• [Working data]:
((
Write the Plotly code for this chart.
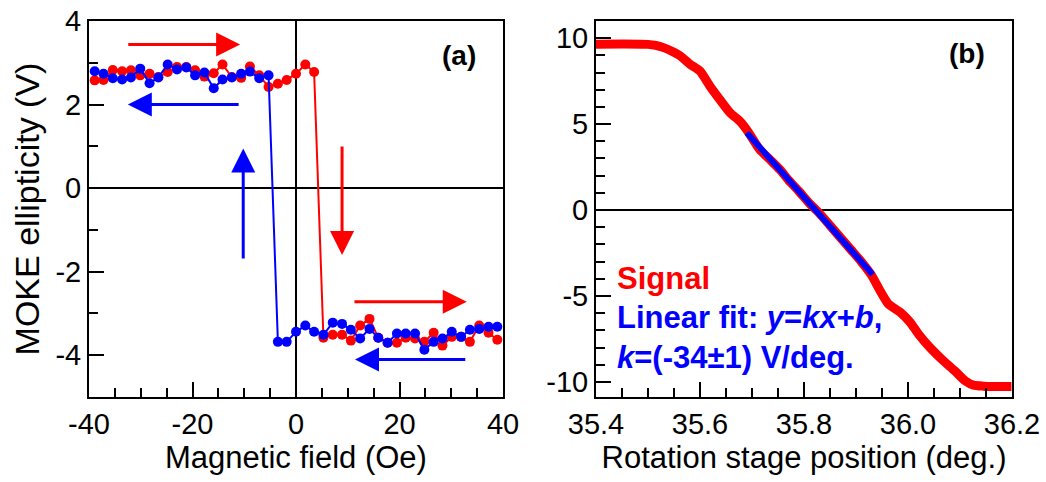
import plotly.graph_objects as go

# ---------------- data: panel (a) ----------------
field = [-38.9, -37.2, -35.4, -33.6, -31.9, -30.1, -28.3, -26.6, -24.8, -23.0,
         -21.2, -19.5, -17.7, -15.9, -14.2, -12.4, -10.6, -8.9, -7.1, -5.3,
         -3.5, -1.8, 0.0, 1.8, 3.5, 5.3, 7.1, 8.9, 10.6, 12.4,
         14.2, 15.9, 17.7, 19.5, 21.2, 23.0, 24.8, 26.6, 28.3, 30.1,
         31.9, 33.6, 35.4, 37.2, 38.9]

# increasing-field sweep (red)
red_moke = [2.58, 2.59, 2.83, 2.80, 2.82, 2.70, 2.74, 2.66, 2.78, 2.90,
            2.90, 2.82, 2.67, 2.75, 2.96, 2.66, 2.64, 2.91, 2.70, 2.42,
            2.50, 2.59, 2.74, 2.96, 2.78,
            -3.58, -3.51, -3.51, -3.65, -3.29, -3.13, -3.58, -3.70, -3.70, -3.58,
            -3.60, -3.68, -3.46, -3.77, -3.56, -3.56, -3.68, -3.29, -3.46, -3.63]

# decreasing-field sweep (blue)
blue_moke = [2.80, 2.74, 2.63, 2.60, 2.65, 2.86, 2.51, 2.65, 2.96, 2.84,
             2.89, 2.70, 2.77, 2.39, 2.60, 2.65, 2.74, 2.79, 2.63, 2.70,
             -3.68, -3.68, -3.44, -3.29, -3.44, -3.51, -3.22, -3.25, -3.39, -3.60,
             -3.37, -3.58, -3.70, -3.48, -3.48, -3.48, -3.87, -3.68, -3.60, -3.44,
             -3.56, -3.39, -3.37, -3.32, -3.32]

field_ticks = [-40, -20, 0, 20, 40]
field_ticktext = ["-40", "-20", "0", "20", "40"]
moke_ticks = [-4, -2, 0, 2, 4]
moke_ticktext = ["-4", "-2", "0", "2", "4"]

# ---------------- data: panel (b) ----------------
stage_pos = [35.400, 35.450, 35.500, 35.515, 35.530, 35.545, 35.562, 35.581, 35.600, 35.619,
             35.638, 35.658, 35.677, 35.692, 35.715, 35.735, 35.754, 35.770, 35.790, 35.810,
             35.830, 35.850, 35.870, 35.890, 35.910, 35.930, 35.946, 35.962, 35.985, 36.004,
             36.020, 36.042, 36.068, 36.090, 36.110, 36.126, 36.145, 36.164, 36.199]
signal = [9.65, 9.66, 9.64, 9.58, 9.45, 9.25, 8.97, 8.48, 8.09, 7.21,
          6.43, 5.65, 5.16, 4.58, 3.51, 2.92, 2.34, 1.75, 1.10, 0.40,
          -0.20, -0.90, -1.60, -2.30, -3.00, -3.80, -4.68, -5.46, -5.95, -6.53,
          -7.21, -7.99, -8.77, -9.36, -9.94, -10.19, -10.25, -10.27, -10.27]

fit_pos = [35.690, 35.932]
fit_val = [4.50, -3.75]

stage_ticks = [35.4, 35.6, 35.8, 36.0, 36.2]
stage_ticktext = ["35.4", "35.6", "35.8", "36.0", "36.2"]
signal_ticks = [-10, -5, 0, 5, 10]
signal_ticktext = ["-10", "-5", "0", "5", "10"]

RED = "#FF0000"
BLUE = "#0000FF"
FONT = "Liberation Sans, Arial, sans-serif"

fig = go.Figure()

fig.add_trace(go.Scatter(x=field, y=red_moke, mode="lines+markers",
                         line=dict(color=RED, width=2),
                         marker=dict(color=RED, size=10),
                         xaxis="x", yaxis="y", showlegend=False))
fig.add_trace(go.Scatter(x=field, y=blue_moke, mode="lines+markers",
                         line=dict(color=BLUE, width=2),
                         marker=dict(color=BLUE, size=10),
                         xaxis="x", yaxis="y", showlegend=False))

fig.add_trace(go.Scatter(x=stage_pos, y=signal, mode="lines",
                         line=dict(color=RED, width=9, shape="spline", smoothing=0.6),
                         xaxis="x2", yaxis="y2", showlegend=False))
fig.add_trace(go.Scatter(x=fit_pos, y=fit_val, mode="lines",
                         line=dict(color=BLUE, width=6),
                         xaxis="x2", yaxis="y2", showlegend=False))

H = 482.0
W = 1046.0
ydom = [1 - 397 / H, 1 - 21 / H]

common = dict(showline=True, linewidth=2, linecolor="black", mirror=True,
              ticks="inside", ticklen=15, tickwidth=2, tickcolor="black",
              showgrid=False, zeroline=True, zerolinecolor="black", zerolinewidth=2,
              automargin=False, tickmode="array",
              tickfont=dict(family=FONT, size=29, color="black"))

def minor(d, t0):
    return dict(tick0=t0, dtick=d, ticks="inside", ticklen=9, tickwidth=2,
                tickcolor="black", showgrid=False)

fig.update_layout(
    width=1046, height=482, autosize=False,
    margin=dict(l=0, r=0, t=0, b=0),
    paper_bgcolor="white", plot_bgcolor="white",
    xaxis=dict(domain=[89 / W, 503 / W], range=[-40, 40],
               tickvals=field_ticks, ticktext=field_ticktext,
               minor=minor(5, 0), anchor="y",
               title=dict(text="Magnetic field (Oe)", standoff=6,
                          font=dict(family=FONT, size=31, color="black")),
               **common),
    yaxis=dict(domain=ydom, range=[-5, 4.001],
               tickvals=moke_ticks, ticktext=moke_ticktext,
               minor=minor(1, 0), anchor="x",
               title=dict(text="MOKE ellipticity (V)", standoff=6,
                          font=dict(family=FONT, size=34, color="black")),
               **common),
    xaxis2=dict(domain=[596 / W, 1012 / W], range=[35.4, 36.2],
                tickvals=stage_ticks, ticktext=stage_ticktext,
                minor=minor(0.05, 35.4), anchor="y2",
                title=dict(text="Rotation stage position (deg.)", standoff=6,
                           font=dict(family=FONT, size=31, color="black")),
                **common),
    yaxis2=dict(domain=ydom, range=[-10.88, 11.0],
                tickvals=signal_ticks, ticktext=signal_ticktext,
                minor=minor(1, 0), anchor="x2",
                **common),
)

# arrows in panel (a)
arrows = [
    # (head_x, head_y, tail_x, tail_y, color)
    (-10.8, 3.44, -32.7, 3.44, RED),
    (-32.5, 2.00, -10.8, 2.00, BLUE),
    (-10.2, 0.95, -10.2, -1.72, BLUE),
    (8.9, -1.60, 8.9, 1.03, RED),
    (33.0, -2.72, 11.0, -2.72, RED),
    (11.4, -4.10, 33.0, -4.10, BLUE),
]
for hx, hy, tx, ty, c in arrows:
    fig.add_annotation(x=hx, y=hy, ax=tx, ay=ty, xref="x", yref="y", axref="x", ayref="y",
                       text="", showarrow=True, arrowhead=2, arrowsize=1.6, arrowwidth=3,
                       arrowcolor=c, standoff=0)

fig.add_annotation(x=459 / W, y=1 - 55 / H, xref="paper", yref="paper", text="<b>(a)</b>",
                   showarrow=False, font=dict(family=FONT, size=28, color="black"),
                   xanchor="center", yanchor="middle")
fig.add_annotation(x=967 / W, y=1 - 53 / H, xref="paper", yref="paper", text="<b>(b)</b>",
                   showarrow=False, font=dict(family=FONT, size=28, color="black"),
                   xanchor="center", yanchor="middle")

legend_lines = [
    ("<b>Signal</b>", RED, 278),
    ("<b>Linear fit: <i>y</i>=<i>kx</i>+<i>b</i>,</b>", BLUE, 317),
    ("<b><i>k</i>=(-34±1) V/deg.</b>", BLUE, 357),
]
for txt, c, py in legend_lines:
    fig.add_annotation(x=615 / W, y=1 - py / H, xref="paper", yref="paper", text=txt,
                       showarrow=False, font=dict(family=FONT, size=31, color=c),
                       xanchor="left", yanchor="middle")

fig.write_html("out.html")
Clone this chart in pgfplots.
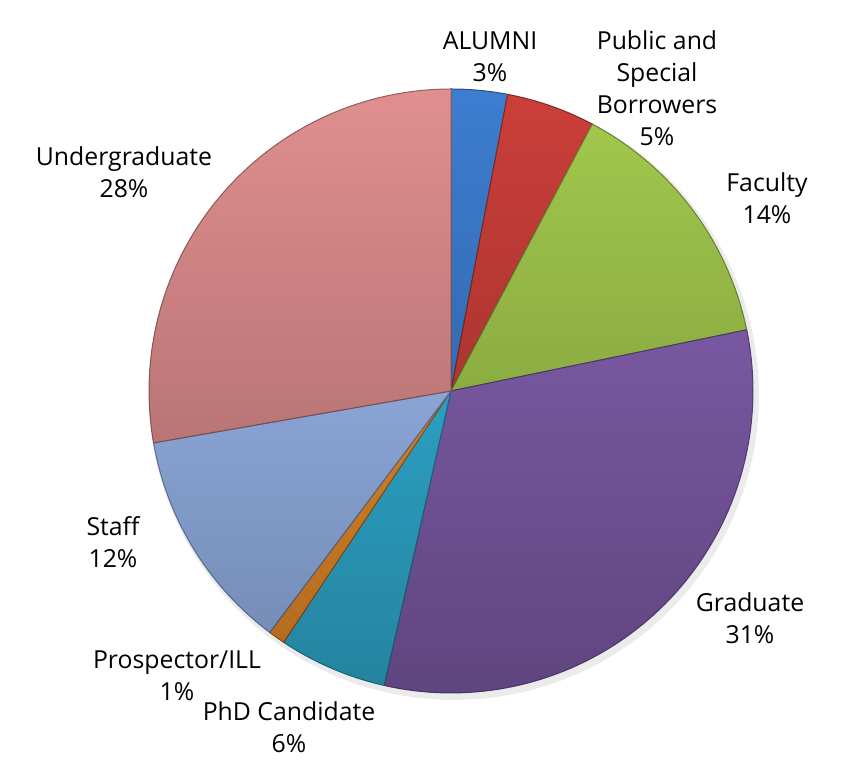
\documentclass[border=0pt]{standalone}
\usepackage{pgfplots}
\pgfplotsset{compat=1.18}
\usetikzlibrary{fadings}
\usepackage{fontspec}
\setmainfont{Open Sans}
\definecolor{calumni}{RGB}{61,126,209}
\definecolor{cpublic}{RGB}{204,63,58}
\definecolor{cfaculty}{RGB}{164,203,78}
\definecolor{cgrad}{RGB}{137,100,183}
\definecolor{cphd}{RGB}{52,188,228}
\definecolor{cprosp}{RGB}{250,150,45}
\definecolor{cstaff}{RGB}{162,194,252}
\definecolor{cunder}{RGB}{225,143,143}
% centre and radius of the pie (in picture units)
\def\cx{451}
\def\cy{372}
\def\rr{302}
% #1 = cumulative percentage before the slice, #2 = slice percentage, #3 = colour
\newcommand\slice[3]{%
  \addplot[fill=#3, draw=#3!65!black, line width=0.5pt, line join=round,
    domain={90-3.6*((#1)+(#2))}:{90-3.6*(#1)}, samples=80, variable=\t]
    ({\cx+\rr*cos(\t)},{\cy+\rr*sin(\t)}) -- (axis cs:\cx,\cy) -- cycle;
}
\begin{document}
\begin{tikzpicture}
\begin{axis}[width=434pt, height=381.5pt, scale only axis,
  xmin=0, xmax=868, ymin=0, ymax=763, hide axis, clip=false]
\addplot[draw=none] coordinates {(0,0) (868,763)};
% soft shadow
\addplot[draw=none, fill=black, fill opacity=0.08, domain=0:360, samples=120]
  ({\cx+3+(\rr+3)*cos(x)},{\cy-4+(\rr+3)*sin(x)}) -- cycle;
% slices: percentages ALUMNI 3.0, Public 4.75, Faculty 14.0, Graduate 31.8,
% PhD 5.8, Prospector 0.9, Staff 12.0, Undergraduate 27.75
\slice{0}{3.0}{calumni}
\slice{3.0}{4.75}{cpublic}
\slice{7.75}{14.0}{cfaculty}
\slice{21.75}{31.8}{cgrad}
\slice{53.55}{5.8}{cphd}
\slice{59.35}{0.9}{cprosp}
\slice{60.25}{12.0}{cstaff}
\slice{72.25}{27.75}{cunder}
% lighting overlay (darker towards the bottom)
\addplot[draw=none, fill=black, path fading=north, fill opacity=0.3,
  domain=0:360, samples=120]
  ({\cx+\rr*cos(x)},{\cy+\rr*sin(x)}) -- cycle;
% labels
\begin{scope}[every node/.style={align=center, font=\fontsize{12.4}{16}\selectfont, inner sep=0pt}]
\node at (axis cs:490,706) {ALUMNI\\3\%};
\node at (axis cs:657,675) {Public and\\Special\\Borrowers\\5\%};
\node at (axis cs:767,565) {Faculty\\14\%};
\node at (axis cs:750,145) {Graduate\\31\%};
\node at (axis cs:289,36) {PhD Candidate\\6\%};
\node at (axis cs:177,87) {Prospector/ILL\\1\%};
\node at (axis cs:113,221) {Staff\\12\%};
\node at (axis cs:124,591) {Undergraduate\\28\%};
\end{scope}
\end{axis}
\end{tikzpicture}
\end{document}
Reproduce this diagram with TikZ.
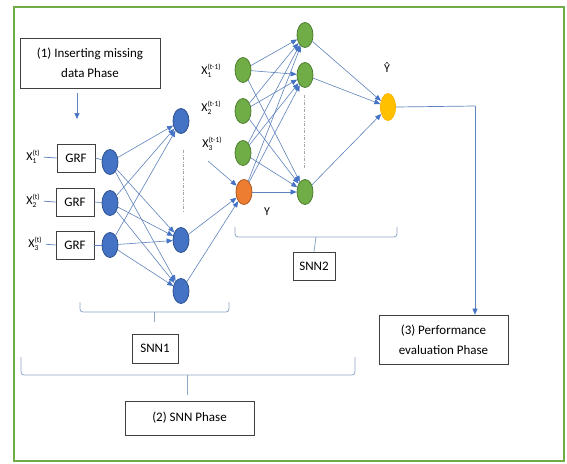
\documentclass[tikz,border=0pt]{standalone}
\usepackage{fontspec}
\setmainfont{Carlito}
\usetikzlibrary{shapes.geometric,arrows.meta}
\definecolor{nblue}{HTML}{4472C4}
\definecolor{nblueD}{HTML}{2F528F}
\definecolor{ngreen}{HTML}{70AD47}
\definecolor{ngreenD}{HTML}{507E32}
\definecolor{norange}{HTML}{ED7D31}
\definecolor{norangeD}{HTML}{AE5A21}
\definecolor{nyellow}{HTML}{FFC000}
\definecolor{edgecol}{HTML}{5F83BC}
\definecolor{bracecol}{HTML}{8EA7C4}
\definecolor{boxcol}{HTML}{404040}
\definecolor{framecol}{HTML}{70AD47}
\newcommand{\xlab}[2]{X\rlap{\raisebox{-3pt}{\fontsize{7.5}{8}\selectfont #1}}\raisebox{5pt}{\fontsize{7.5}{8}\selectfont (#2)}}
\begin{document}
\begin{tikzpicture}[x=1pt,y=-1pt,
  every node/.style={font=\fontsize{13}{20}\selectfont},
  neuron/.style={ellipse,minimum width=16pt,minimum height=25pt,inner sep=0pt,line width=0.8pt},
  nb/.style={neuron,fill=nblue,draw=nblueD},
  ng/.style={neuron,fill=ngreen,draw=ngreenD},
  no/.style={neuron,fill=norange,draw=norangeD},
  ny/.style={neuron,fill=nyellow,draw=nyellow!85!orange,minimum width=15pt,minimum height=27pt},
  edge/.style={draw=edgecol,line width=0.6pt,-{Triangle[length=6pt,width=5pt,fill=nblue,color=nblue]}},
  plain/.style={draw=edgecol,line width=0.7pt},
  box/.style={draw=boxcol,line width=0.7pt,rectangle,inner sep=0pt,align=center},
  brace/.style={draw=bracecol,line width=0.8pt,rounded corners=3pt},
  dots/.style={draw=gray!70,line width=0.7pt,dash pattern=on 3pt off 1.5pt on 1pt off 1.5pt},
  lab/.style={inner sep=1pt,font=\fontsize{12}{14}\selectfont}
]
\useasboundingbox (0,0) rectangle (567,463);
\fill[white] (0,0) rectangle (567,463);
\draw[framecol,line width=1.2pt] (14,7) rectangle (564,461);

% phase boxes
\node[box,minimum width=140pt,minimum height=50pt] (p1) at (90,63) {(1) Inserting missing\\data Phase};
\node[box,minimum width=129pt,minimum height=49pt] (p3) at (443.5,339.5) {(3) Performance\\evaluation Phase};
\node[box,minimum width=129pt,minimum height=34pt] (p2) at (189.5,418) {(2) SNN Phase};
\node[box,minimum width=46pt,minimum height=29pt] (s1) at (155,348.5) {SNN1};
\node[box,minimum width=42pt,minimum height=28pt] (s2) at (314,266) {SNN2};

% arrow below phase 1
\coordinate (a1s) at (77,93);
\coordinate (a1e) at (77,119);
\draw[edge] (a1s) -- (a1e);

% GRF boxes
\node[box,minimum width=38pt,minimum height=28pt] (g1) at (76,158) {GRF};
\node[box,minimum width=38pt,minimum height=28pt] (g2) at (75,202) {GRF};
\node[box,minimum width=38pt,minimum height=28pt] (g3) at (75,245) {GRF};

% input labels
\node[lab] (lx1) at (33,157) {\xlab{1}{t}};
\node[lab] (lx2) at (33,201) {\xlab{2}{t}};
\node[lab] (lx3) at (35,244) {\xlab{3}{t}};
\draw[plain,shorten <=3pt] (lx1.east) -- (g1.west);
\draw[plain,shorten <=3pt] (lx2.east) -- (g2.west);
\draw[plain,shorten <=3pt] (lx3.east) -- (g3.west);

% SNN1 neurons
\node[nb] (i1) at (110,162) {};
\node[nb] (i2) at (110,203) {};
\node[nb] (i3) at (110,245) {};
\node[nb] (h1) at (181,121) {};
\node[nb] (h2) at (181,240) {};
\node[nb] (h3) at (181,291) {};
\draw[plain] (g1.east) -- (i1);
\draw[plain] (g2.east) -- (i2);
\draw[plain] (g3.east) -- (i3);
\draw[dots] (183,150) -- (183,212);
\foreach \a in {i1,i2,i3}{
  \foreach \b in {h1,h2,h3}{
    \draw[edge] (\a) -- (\b);
  }
}

% SNN2 neurons
\node[ng] (x1) at (243,70) {};
\node[ng] (x2) at (243,111) {};
\node[ng] (x3) at (243,153) {};
\node[no] (o) at (244,192) {};
\node[ng] (k1) at (305,35) {};
\node[ng] (k2) at (305,75) {};
\node[ng] (k3) at (305,192) {};
\node[ny] (yh) at (388,107) {};
\draw[dots] (304,95) -- (304,168);

\node[lab] (lt1) at (211,71) {\xlab{1}{t-1}};
\node[lab] (lt2) at (211,108) {\xlab{2}{t-1}};
\node[lab] (lt3) at (212,144) {\xlab{3}{t-1}};
\node[lab] (ly) at (267,212) {Y};
\node[lab] (lyh) at (387,68) {Ŷ};

\draw[edge] (h2) -- (o);
\draw[edge] (h3) -- (o);
\coordinate (t3s) at (208,161);
\draw[edge] (t3s) -- (o);

\foreach \a in {x1,x2,x3,o}{
  \foreach \b in {k1,k2,k3}{
    \draw[edge] (\a) -- (\b);
  }
}
\foreach \a in {k1,k2,k3}{
  \draw[edge] (\a) -- (yh);
}

% output line
\coordinate (c1) at (475,106);
\draw[plain] (yh.east) -- (c1);
\draw[edge] (c1) -- (c1 |- p3.north);

% braces
\draw[brace] (235,227) -- (235,237) -- (397,237) -- (397,227);
\draw[brace] (316,237) -- (s2.north);
\draw[brace] (80,302) -- (80,312) -- (229,312) -- (229,302);
\draw[brace] (154,312) -- (154,322);
\draw[brace] (21,357) -- (21,375) -- (355,375) -- (355,357);
\draw[brace] (187,375) -- (187,395);
\end{tikzpicture}
\end{document}
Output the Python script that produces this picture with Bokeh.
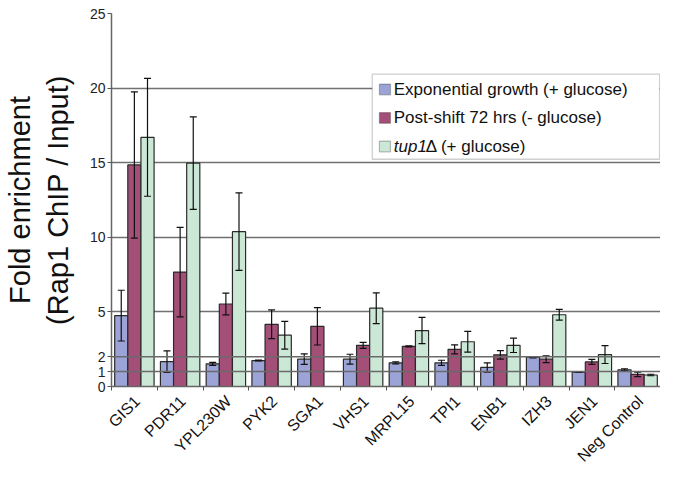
))
• [Exercise aim]: Working from the entries above, reproduce exactly and only the lines beginning with the line that has "Reproduce this diagram with TikZ." and ending with the line that has "(14,7) rectangle (564,461);"; omit all pictures.

• [Task output]:
Reproduce this diagram with TikZ.
\documentclass[tikz,border=0pt]{standalone}
\usepackage{fontspec}
\setmainfont{Carlito}
\usetikzlibrary{shapes.geometric,arrows.meta}
\definecolor{nblue}{HTML}{4472C4}
\definecolor{nblueD}{HTML}{2F528F}
\definecolor{ngreen}{HTML}{70AD47}
\definecolor{ngreenD}{HTML}{507E32}
\definecolor{norange}{HTML}{ED7D31}
\definecolor{norangeD}{HTML}{AE5A21}
\definecolor{nyellow}{HTML}{FFC000}
\definecolor{edgecol}{HTML}{5F83BC}
\definecolor{bracecol}{HTML}{8EA7C4}
\definecolor{boxcol}{HTML}{404040}
\definecolor{framecol}{HTML}{70AD47}
\newcommand{\xlab}[2]{X\rlap{\raisebox{-3pt}{\fontsize{7.5}{8}\selectfont #1}}\raisebox{5pt}{\fontsize{7.5}{8}\selectfont (#2)}}
\begin{document}
\begin{tikzpicture}[x=1pt,y=-1pt,
  every node/.style={font=\fontsize{13}{20}\selectfont},
  neuron/.style={ellipse,minimum width=16pt,minimum height=25pt,inner sep=0pt,line width=0.8pt},
  nb/.style={neuron,fill=nblue,draw=nblueD},
  ng/.style={neuron,fill=ngreen,draw=ngreenD},
  no/.style={neuron,fill=norange,draw=norangeD},
  ny/.style={neuron,fill=nyellow,draw=nyellow!85!orange,minimum width=15pt,minimum height=27pt},
  edge/.style={draw=edgecol,line width=0.6pt,-{Triangle[length=6pt,width=5pt,fill=nblue,color=nblue]}},
  plain/.style={draw=edgecol,line width=0.7pt},
  box/.style={draw=boxcol,line width=0.7pt,rectangle,inner sep=0pt,align=center},
  brace/.style={draw=bracecol,line width=0.8pt,rounded corners=3pt},
  dots/.style={draw=gray!70,line width=0.7pt,dash pattern=on 3pt off 1.5pt on 1pt off 1.5pt},
  lab/.style={inner sep=1pt,font=\fontsize{12}{14}\selectfont}
]
\useasboundingbox (0,0) rectangle (567,463);
\fill[white] (0,0) rectangle (567,463);
\draw[framecol,line width=1.2pt] (14,7) rectangle (564,461);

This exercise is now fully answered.